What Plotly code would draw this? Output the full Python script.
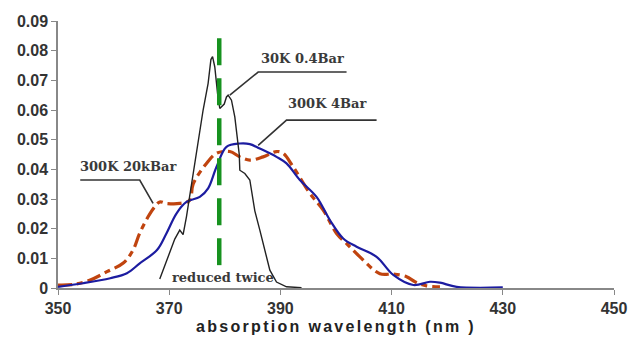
import plotly.graph_objects as go

# ---- data ----
wl_30k = [368.3, 369.5, 371.0, 371.9, 372.5, 373.1, 374.0, 374.9, 375.5, 376.1, 377.0, 377.5, 377.8,
          378.2, 378.7, 379.1, 379.9, 380.3, 380.6, 381.2, 381.8, 382.2, 382.6, 382.7, 383.6, 384.5,
          385.4, 386.3, 387.2, 388.1, 389.3, 391.1, 393.8]
abs_30k = [0.003, 0.009, 0.0165, 0.0195, 0.018, 0.024, 0.035, 0.046, 0.054, 0.060, 0.069, 0.077, 0.078,
           0.0745, 0.0655, 0.0605, 0.062, 0.0644, 0.065, 0.0633, 0.0577, 0.052, 0.045, 0.0397, 0.0386, 0.0364,
           0.026, 0.0195, 0.0128, 0.006, 0.002, 0.0004, 0.0001]

wl_4bar = [350.0, 354.5, 359.4, 362.4, 364.7, 367.8, 369.5, 371.3, 373.1, 375.5, 377.0, 378.5, 380.3,
           382.7, 384.5, 386.3, 389.3, 391.1, 393.5, 396.5, 398.9, 401.3, 403.7, 407.3, 410.3, 413.9,
           416.9, 418.7, 421.7, 430.0]
abs_4bar = [0.0004, 0.0016, 0.0033, 0.005, 0.0083, 0.0128, 0.0184, 0.0251, 0.029, 0.0307, 0.0336, 0.0408, 0.0476,
            0.0487, 0.0485, 0.047, 0.0442, 0.042, 0.0364, 0.0307, 0.0229, 0.0167, 0.0139, 0.0105, 0.0044, 0.001,
            0.0021, 0.0018, 0.0004, 0.0002]

wl_20k = [350.0, 352.8, 355.8, 358.8, 361.8, 363.5, 364.7, 366.2, 367.4, 368.3, 369.5, 371.9, 373.7,
          374.3, 376.7, 378.5, 380.9, 382.7, 384.5, 386.9, 389.3, 390.5, 392.3, 395.3, 397.7, 400.1,
          401.9, 404.3, 407.9, 410.3, 412.7, 414.2, 416.3, 418.7]
abs_20k = [0.001, 0.0012, 0.0027, 0.0055, 0.0085, 0.0128, 0.0185, 0.024, 0.0274, 0.029, 0.0285, 0.0285, 0.0296,
           0.035, 0.042, 0.0454, 0.046, 0.0442, 0.0431, 0.0442, 0.046, 0.0454, 0.0408, 0.0319, 0.0263, 0.0184,
           0.015, 0.0105, 0.0048, 0.0047, 0.0038, 0.0021, 0.0007, 0.0004]

marker_wl = [379.0, 379.0]
marker_abs = [0.0077, 0.0852]

x_ticks = [350, 370, 390, 410, 430, 450]
y_ticks = [0, 0.01, 0.02, 0.03, 0.04, 0.05, 0.06, 0.07, 0.08, 0.09]
y_ticktext = ["0", "0.01", "0.02", "0.03", "0.04", "0.05", "0.06", "0.07", "0.08", "0.09"]
x_title = "absorption wavelength (nm )"

labels = ["30K 0.4Bar", "300K 4Bar", "300K 20kBar", "reduced twice"]
label_x = [393.9, 398.3, 362.6, 379.6]
label_y = [0.0775, 0.0622, 0.0410, 0.0034]
# leader lines: (x0,y0)->(x1,y1)->(x2,y2)
leaders = [
    ([401.9, 386.0, 380.9], [0.0728, 0.0728, 0.0650]),
    ([407.3, 391.1, 386.0], [0.0566, 0.0566, 0.0481]),
    ([354.0, 364.7, 367.1], [0.0364, 0.0364, 0.0285]),
]

fig = go.Figure()

fig.add_trace(go.Scatter(x=wl_20k, y=abs_20k, mode="lines", line_shape="spline",
                         line=dict(color="#c0440f", width=3.2, dash="14px,5px,6px,5px"),
                         showlegend=False))
fig.add_trace(go.Scatter(x=wl_4bar, y=abs_4bar, mode="lines", line_shape="spline",
                         line=dict(color="#1c1ca0", width=2.2), showlegend=False))
fig.add_trace(go.Scatter(x=wl_30k, y=abs_30k, mode="lines",
                         line=dict(color="#222222", width=1.4), showlegend=False))
fig.add_trace(go.Scatter(x=marker_wl, y=marker_abs, mode="lines",
                         line=dict(color="#17921f", width=4.5, dash="27px,13px"), showlegend=False))

for lx, ly in leaders:
    fig.add_trace(go.Scatter(x=lx, y=ly, mode="lines",
                             line=dict(color="#333333", width=1.6), showlegend=False,
                             hoverinfo="skip"))

for t, x, y in zip(labels, label_x, label_y):
    fig.add_annotation(x=x, y=y, text=t, showarrow=False, xanchor="center", yanchor="middle",
                       font=dict(family="DejaVu Serif", size=13, color="#3a3a3a", weight="bold"))

fig.add_annotation(xref="paper", yref="paper", x=0.5, y=-0.143,
                   text='<span style="letter-spacing:2.3px">' + x_title + '</span>',
                   showarrow=False, xanchor="center", yanchor="middle",
                   font=dict(family="Liberation Sans", size=16, color="#222222", weight="bold"))

fig.update_layout(
    width=631, height=338,
    margin=dict(l=58, r=17, t=21, b=50, autoexpand=False),
    paper_bgcolor="white", plot_bgcolor="white",
    xaxis=dict(range=[350, 450], tickvals=x_ticks, ticks="outside", ticklen=5, tickcolor="#888888",
               showline=True, linecolor="#888888", linewidth=1.5, showgrid=False, zeroline=False,
               automargin=False,
               tickfont=dict(family="Liberation Sans", size=16, color="#333333", weight="bold")),
    yaxis=dict(range=[0, 0.09], tickvals=y_ticks, ticktext=y_ticktext, ticks="outside", ticklen=5,
               tickcolor="#888888", showline=True, linecolor="#888888", linewidth=1.5,
               showgrid=False, zeroline=False, automargin=False,
               tickfont=dict(family="Liberation Sans", size=16, color="#333333", weight="bold")),
)

fig.write_html("out.html")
+--
◆ PROBLEM DETAILS
Pictures are excluded; copy all other data exactly as shown.

◆ TASK SOLUTION
What Plotly code would draw this? Output the full Python script.
import plotly.graph_objects as go

# ---- data ----
wl_30k = [368.3, 369.5, 371.0, 371.9, 372.5, 373.1, 374.0, 374.9, 375.5, 376.1, 377.0, 377.5, 377.8,
          378.2, 378.7, 379.1, 379.9, 380.3, 380.6, 381.2, 381.8, 382.2, 382.6, 382.7, 383.6, 384.5,
          385.4, 386.3, 387.2, 388.1, 389.3, 391.1, 393.8]
abs_30k = [0.003, 0.009, 0.0165, 0.0195, 0.018, 0.024, 0.035, 0.046, 0.054, 0.060, 0.069, 0.077, 0.078,
           0.0745, 0.0655, 0.0605, 0.062, 0.0644, 0.065, 0.0633, 0.0577, 0.052, 0.045, 0.0397, 0.0386, 0.0364,
           0.026, 0.0195, 0.0128, 0.006, 0.002, 0.0004, 0.0001]

wl_4bar = [350.0, 354.5, 359.4, 362.4, 364.7, 367.8, 369.5, 371.3, 373.1, 375.5, 377.0, 378.5, 380.3,
           382.7, 384.5, 386.3, 389.3, 391.1, 393.5, 396.5, 398.9, 401.3, 403.7, 407.3, 410.3, 413.9,
           416.9, 418.7, 421.7, 430.0]
abs_4bar = [0.0004, 0.0016, 0.0033, 0.005, 0.0083, 0.0128, 0.0184, 0.0251, 0.029, 0.0307, 0.0336, 0.0408, 0.0476,
            0.0487, 0.0485, 0.047, 0.0442, 0.042, 0.0364, 0.0307, 0.0229, 0.0167, 0.0139, 0.0105, 0.0044, 0.001,
            0.0021, 0.0018, 0.0004, 0.0002]

wl_20k = [350.0, 352.8, 355.8, 358.8, 361.8, 363.5, 364.7, 366.2, 367.4, 368.3, 369.5, 371.9, 373.7,
          374.3, 376.7, 378.5, 380.9, 382.7, 384.5, 386.9, 389.3, 390.5, 392.3, 395.3, 397.7, 400.1,
          401.9, 404.3, 407.9, 410.3, 412.7, 414.2, 416.3, 418.7]
abs_20k = [0.001, 0.0012, 0.0027, 0.0055, 0.0085, 0.0128, 0.0185, 0.024, 0.0274, 0.029, 0.0285, 0.0285, 0.0296,
           0.035, 0.042, 0.0454, 0.046, 0.0442, 0.0431, 0.0442, 0.046, 0.0454, 0.0408, 0.0319, 0.0263, 0.0184,
           0.015, 0.0105, 0.0048, 0.0047, 0.0038, 0.0021, 0.0007, 0.0004]

marker_wl = [379.0, 379.0]
marker_abs = [0.0077, 0.0852]

x_ticks = [350, 370, 390, 410, 430, 450]
y_ticks = [0, 0.01, 0.02, 0.03, 0.04, 0.05, 0.06, 0.07, 0.08, 0.09]
y_ticktext = ["0", "0.01", "0.02", "0.03", "0.04", "0.05", "0.06", "0.07", "0.08", "0.09"]
x_title = "absorption wavelength (nm )"

labels = ["30K 0.4Bar", "300K 4Bar", "300K 20kBar", "reduced twice"]
label_x = [393.9, 398.3, 362.6, 379.6]
label_y = [0.0775, 0.0622, 0.0410, 0.0034]
# leader lines: (x0,y0)->(x1,y1)->(x2,y2)
leaders = [
    ([401.9, 386.0, 380.9], [0.0728, 0.0728, 0.0650]),
    ([407.3, 391.1, 386.0], [0.0566, 0.0566, 0.0481]),
    ([354.0, 364.7, 367.1], [0.0364, 0.0364, 0.0285]),
]

fig = go.Figure()

fig.add_trace(go.Scatter(x=wl_20k, y=abs_20k, mode="lines", line_shape="spline",
                         line=dict(color="#c0440f", width=3.2, dash="14px,5px,6px,5px"),
                         showlegend=False))
fig.add_trace(go.Scatter(x=wl_4bar, y=abs_4bar, mode="lines", line_shape="spline",
                         line=dict(color="#1c1ca0", width=2.2), showlegend=False))
fig.add_trace(go.Scatter(x=wl_30k, y=abs_30k, mode="lines",
                         line=dict(color="#222222", width=1.4), showlegend=False))
fig.add_trace(go.Scatter(x=marker_wl, y=marker_abs, mode="lines",
                         line=dict(color="#17921f", width=4.5, dash="27px,13px"), showlegend=False))

for lx, ly in leaders:
    fig.add_trace(go.Scatter(x=lx, y=ly, mode="lines",
                             line=dict(color="#333333", width=1.6), showlegend=False,
                             hoverinfo="skip"))

for t, x, y in zip(labels, label_x, label_y):
    fig.add_annotation(x=x, y=y, text=t, showarrow=False, xanchor="center", yanchor="middle",
                       font=dict(family="DejaVu Serif", size=13, color="#3a3a3a", weight="bold"))

fig.add_annotation(xref="paper", yref="paper", x=0.5, y=-0.143,
                   text='<span style="letter-spacing:2.3px">' + x_title + '</span>',
                   showarrow=False, xanchor="center", yanchor="middle",
                   font=dict(family="Liberation Sans", size=16, color="#222222", weight="bold"))

fig.update_layout(
    width=631, height=338,
    margin=dict(l=58, r=17, t=21, b=50, autoexpand=False),
    paper_bgcolor="white", plot_bgcolor="white",
    xaxis=dict(range=[350, 450], tickvals=x_ticks, ticks="outside", ticklen=5, tickcolor="#888888",
               showline=True, linecolor="#888888", linewidth=1.5, showgrid=False, zeroline=False,
               automargin=False,
               tickfont=dict(family="Liberation Sans", size=16, color="#333333", weight="bold")),
    yaxis=dict(range=[0, 0.09], tickvals=y_ticks, ticktext=y_ticktext, ticks="outside", ticklen=5,
               tickcolor="#888888", showline=True, linecolor="#888888", linewidth=1.5,
               showgrid=False, zeroline=False, automargin=False,
               tickfont=dict(family="Liberation Sans", size=16, color="#333333", weight="bold")),
)

fig.write_html("out.html")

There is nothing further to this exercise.